Ostensibly under US guard, the MKO still keeps its small arms. US officials said in November they were being screened for war crimes and terrorism. The Pentagon denies reports that the militants are able to freely roam or conduct attacks.

Reacting to the expulsion order earlier this month, the MKO claimed that the "vast majority of the Iraqi people" support their presence, and that the decision to shut them down "merely reflects the fantasies and illusions of the mullah's regime, which regards ... [us] as the biggest obstacle to its export of fundamentalism ... and theocratic dictatorship in Iraq."

MKO representatives could not be contacted for further comment. Both office and cellphone lines in Washington have been disconnected. The MKO office in Paris was unable to provide contact details for two senior officials it said were traveling in Europe.

Western diplomats and analysts agree that the MKO has very little support inside Iran itself.

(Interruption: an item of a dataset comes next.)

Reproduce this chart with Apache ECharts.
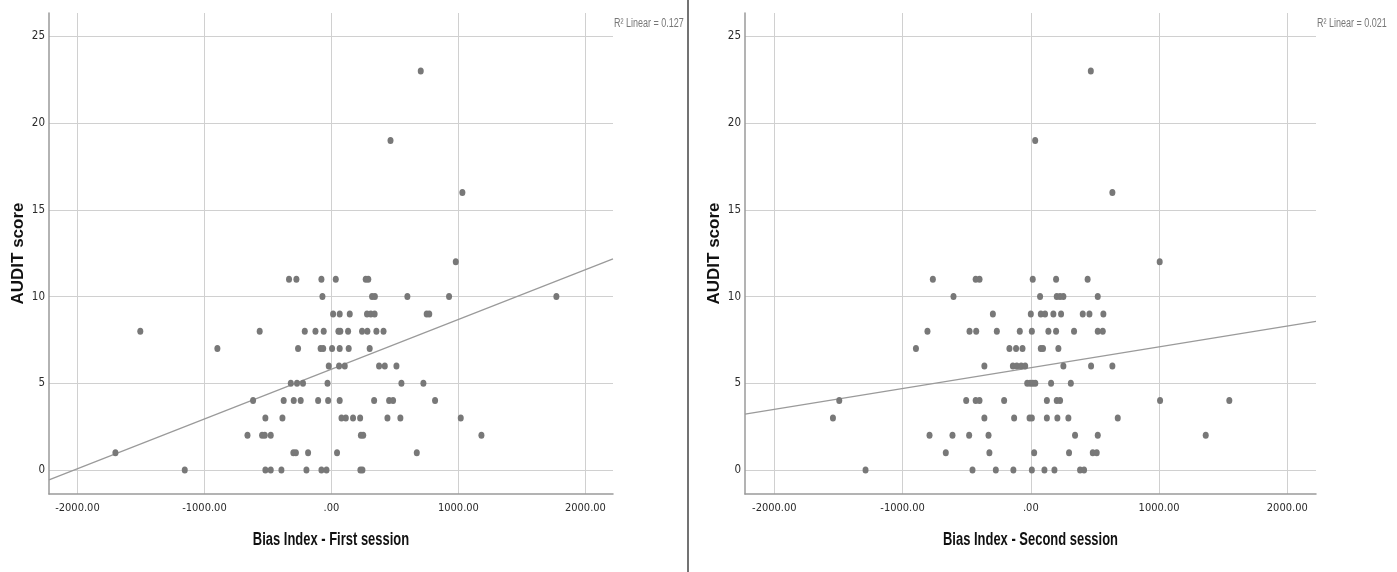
<!DOCTYPE html>
<html>
<head>
<meta charset="utf-8">
<script src="https://cdn.jsdelivr.net/npm/echarts@6/dist/echarts.min.js"></script>
<style>
html,body{margin:0;padding:0;background:#ffffff;}
#chart{width:1397px;height:572px;}
</style>
</head>
<body>
<div id="chart"></div>
<script>
// ---- Data ----
// First session: Bias Index (x) and AUDIT score (y)
const firstX = [
  703, 465, 1031, 979,
  -334, -276, -79, 34, 270, 290,
  -71, 320, 342, 598, 926, 1771,
  13, 65, 144, 280, 310, 340, 750, 770,
  -1505, -565, -210, -126, -61, 55, 70, 131, 241, 283, 354, 410,
  -898, -263, -85, -65, 5, 65, 136, 301,
  -21, 60, 105, 375, 420, 512,
  -320, -271, -224, -31, 551, 724,
  -617, -376, -297, -242, -105, -26, 65, 336, 454, 485, 816,
  -520, -386, 79, 113, 170, 226, 441, 543, 1018,
  -661, -546, -525, -478, 232, 250, 1181,
  -1701, -300, -280, -184, 44, 672,
  -1155, -520, -478, -394, -197, -79, -39, 228, 244
];
const firstY = [
  23, 19, 16, 12,
  11, 11, 11, 11, 11, 11,
  10, 10, 10, 10, 10, 10,
  9, 9, 9, 9, 9, 9, 9, 9,
  8, 8, 8, 8, 8, 8, 8, 8, 8, 8, 8, 8,
  7, 7, 7, 7, 7, 7, 7, 7,
  6, 6, 6, 6, 6, 6,
  5, 5, 5, 5, 5, 5,
  4, 4, 4, 4, 4, 4, 4, 4, 4, 4, 4,
  3, 3, 3, 3, 3, 3, 3, 3, 3,
  2, 2, 2, 2, 2, 2, 2,
  1, 1, 1, 1, 1, 1,
  0, 0, 0, 0, 0, 0, 0, 0, 0
];
// Second session
const secondX = [
  468, 34, 636, 1005,
  -764, -430, -400, 15, 197, 443,
  -603, 72, 202, 228, 254, 522,
  -296, 0, 78, 111, 176, 236, 405, 457, 566,
  -806, -478, -426, -265, -86, 8, 137, 197, 337, 522, 561,
  -896, -167, -115, -65, 78, 95, 215,
  -362, -140, -109, -75, -44, 254, 470, 636,
  -28, -5, 15, 35, 158, 312,
  -1494, -504, -430, -400, -208, 125, 202, 228, 1008, 1548,
  -1543, -362, -130, -10, 8, 125, 207, 293, 678,
  -790, -611, -481, -330, 345, 522, 1364,
  -663, -323, 26, 298, 483, 514,
  -1289, -455, -273, -136, 8, 106, 184, 384, 415
];
const secondY = [
  23, 19, 16, 12,
  11, 11, 11, 11, 11, 11,
  10, 10, 10, 10, 10, 10,
  9, 9, 9, 9, 9, 9, 9, 9, 9,
  8, 8, 8, 8, 8, 8, 8, 8, 8, 8, 8,
  7, 7, 7, 7, 7, 7, 7,
  6, 6, 6, 6, 6, 6, 6, 6,
  5, 5, 5, 5, 5, 5,
  4, 4, 4, 4, 4, 4, 4, 4, 4, 4,
  3, 3, 3, 3, 3, 3, 3, 3, 3,
  2, 2, 2, 2, 2, 2, 2,
  1, 1, 1, 1, 1, 1,
  0, 0, 0, 0, 0, 0, 0, 0, 0
];
// Linear fit lines
const firstFitIntercept = 5.81;
const firstFitSlope = 0.00287;
const secondFitIntercept = 5.90;
const secondFitSlope = 0.0012;
// Tick labels
const xTickValues = [-2000, -1000, 0, 1000, 2000];
const xTickLabels = ['-2000.00', '-1000.00', '.00', '1000.00', '2000.00'];
const yTickValues = [0, 5, 10, 15, 20, 25];
const yTickLabels = ['0', '5', '10', '15', '20', '25'];
// Texts
const xTitles = ['Bias Index - First session', 'Bias Index - Second session'];
const yTitle = 'AUDIT score';
const rSquaredTexts = ['R\u00B2 Linear = 0.127', 'R\u00B2 Linear = 0.021'];

// ---- Styling / layout ----
const NARROW = '"Liberation Sans Narrow", "Arial Narrow", "DejaVu Sans Condensed", "Liberation Sans", sans-serif';
const SANS = '"Liberation Sans", Arial, sans-serif';
const xExtents = [[-2224, 2217], [-2229, 2224]];
const yExtent = [-1.385, 26.35];
const gridBoxes = [
  { left: 49, top: 13, width: 564, height: 481 },
  { left: 745, top: 13, width: 571, height: 481 }
];

function xFmt(v) {
  const i = xTickValues.indexOf(Math.round(v * 1000) / 1000);
  return i >= 0 ? xTickLabels[i] : '';
}
function yFmt(v) {
  const i = yTickValues.indexOf(Math.round(v * 1000) / 1000);
  return i >= 0 ? yTickLabels[i] : '';
}

function makeXAxis(idx) {
  return {
    type: 'value', gridIndex: idx,
    min: xExtents[idx][0], max: xExtents[idx][1],
    axisLine: { show: true, onZero: false, lineStyle: { color: '#9a9a9a', width: 1.5 } },
    axisTick: { show: false },
    axisLabel: { formatter: xFmt, showMinLabel: false, showMaxLabel: false, margin: 9,
      fontFamily: NARROW, fontSize: 11, color: '#2a2a2a' },
    splitLine: { show: true, showMinLine: false, showMaxLine: false, lineStyle: { color: '#d0d0d0', width: 1 } }
  };
}
function makeYAxis(idx) {
  return {
    type: 'value', gridIndex: idx,
    min: yExtent[0], max: yExtent[1],
    name: yTitle, nameLocation: 'middle', nameGap: 22,
    nameTextStyle: { fontFamily: SANS, fontWeight: 'bold', fontSize: 17, color: '#111' },
    axisLine: { show: true, onZero: false, lineStyle: { color: '#9a9a9a', width: 1.5 } },
    axisTick: { show: false },
    axisLabel: { formatter: yFmt, showMinLabel: false, showMaxLabel: false, margin: 4,
      fontFamily: NARROW, fontSize: 11.5, color: '#2a2a2a' },
    splitLine: { show: true, showMinLine: false, showMaxLine: false, lineStyle: { color: '#d0d0d0', width: 1 } }
  };
}
function scatter(idx, xs, ys) {
  return {
    type: 'scatter', xAxisIndex: idx, yAxisIndex: idx,
    data: xs.map((x, i) => [x, ys[i]]),
    symbol: 'circle', symbolSize: [6, 7],
    itemStyle: { color: '#787878', opacity: 1 },
    silent: true, z: 3
  };
}
function fitLine(idx, a, b) {
  const [x0, x1] = xExtents[idx];
  return {
    type: 'line', xAxisIndex: idx, yAxisIndex: idx,
    data: [[x0, a + b * x0], [x1, a + b * x1]],
    symbol: 'none', clip: true, silent: true,
    lineStyle: { color: '#9a9a9a', width: 1.2 }, z: 2
  };
}
function xTitle(idx) {
  const g = gridBoxes[idx];
  return {
    type: 'text', x: g.left + g.width / 2, y: 540, scaleX: 0.72,
    style: { text: xTitles[idx], fontFamily: SANS, fontWeight: 'bold', fontSize: 18, fill: '#111',
      align: 'center', verticalAlign: 'middle' }
  };
}
function rSquared(idx) {
  const g = gridBoxes[idx];
  return {
    type: 'text', x: g.left + g.width + 1, y: 24, scaleX: 0.75,
    style: { text: rSquaredTexts[idx], fontFamily: SANS, fontSize: 12, fill: '#777',
      align: 'left', verticalAlign: 'middle' }
  };
}

const chart = echarts.init(document.getElementById('chart'), null, { renderer: 'canvas' });
chart.setOption({
  animation: false,
  backgroundColor: '#ffffff',
  grid: gridBoxes.map(g => Object.assign({ containLabel: false, outerBoundsMode: 'none' }, g)),
  xAxis: [makeXAxis(0), makeXAxis(1)],
  yAxis: [makeYAxis(0), makeYAxis(1)],
  series: [
    scatter(0, firstX, firstY),
    fitLine(0, firstFitIntercept, firstFitSlope),
    scatter(1, secondX, secondY),
    fitLine(1, secondFitIntercept, secondFitSlope)
  ],
  graphic: [
    { type: 'line', shape: { x1: 688, y1: 0, x2: 688, y2: 572 }, style: { stroke: '#444', lineWidth: 1.5 } },
    xTitle(0), xTitle(1), rSquared(0), rSquared(1)
  ]
});
</script>
</body>
</html>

Though many Iranians take issue with their clerical rulers, MKO members are widely seen to be traitors, as they fought alongside Iraqi troops against Iran in the 1980s.

Most Iraqis, too, have little time for the MKO, which helped Hussein's security forces brutally put down the Kurdish uprising after the Gulf War in 1991, and helped Baghdad quell Shiite unrest in 1999. The group, however, said in a Dec. 11 statement that "throughout its 17 years in Iraq," it had "never" interfered in Iraq's internal affairs.

Last summer, the US State Department outlawed several MKO-affiliated groups in the US. In June, France arrested 150 activists, including self-declared "president-elect" Maryam Rajavi.

The crackdowns sparked some to publicly commit suicide by setting themselves alight - a type of protest that some suggest could be repeated if the MKO is forced out of Iraq.

Within days of the expulsion order, lawyers for the MKO - arguing that expulsion would violate the laws of war - are reported to have sent letters to Defense Secretary Donald Rumsfeld and others, asking the Pentagon to overrule the move.

A senior Pentagon official told the Monitor Tuesday that the US was exploring the option of sending former MKO members to a country other than Iran.

"They ought to be vetted," he said, "and anyone who is a criminal deserves to be punished somehow. [But] they don't have to go back [to Iran]. If they are not guilty of crimes there are various places they could go."

Bargaining chip

The MKO has already turned into a bargaining chip, Tehran has floated a hand over of the MKO leadership by the US to Iran, in exchange for senior Al Qaeda leaders now in Iran. And the interim government in Iraq is not alone in trying to disband the MKO. Former members now back in Iran run an agency called the Nejat "Freedom" Committee, which aims to reunite hundreds of Iranian families with MKO militants.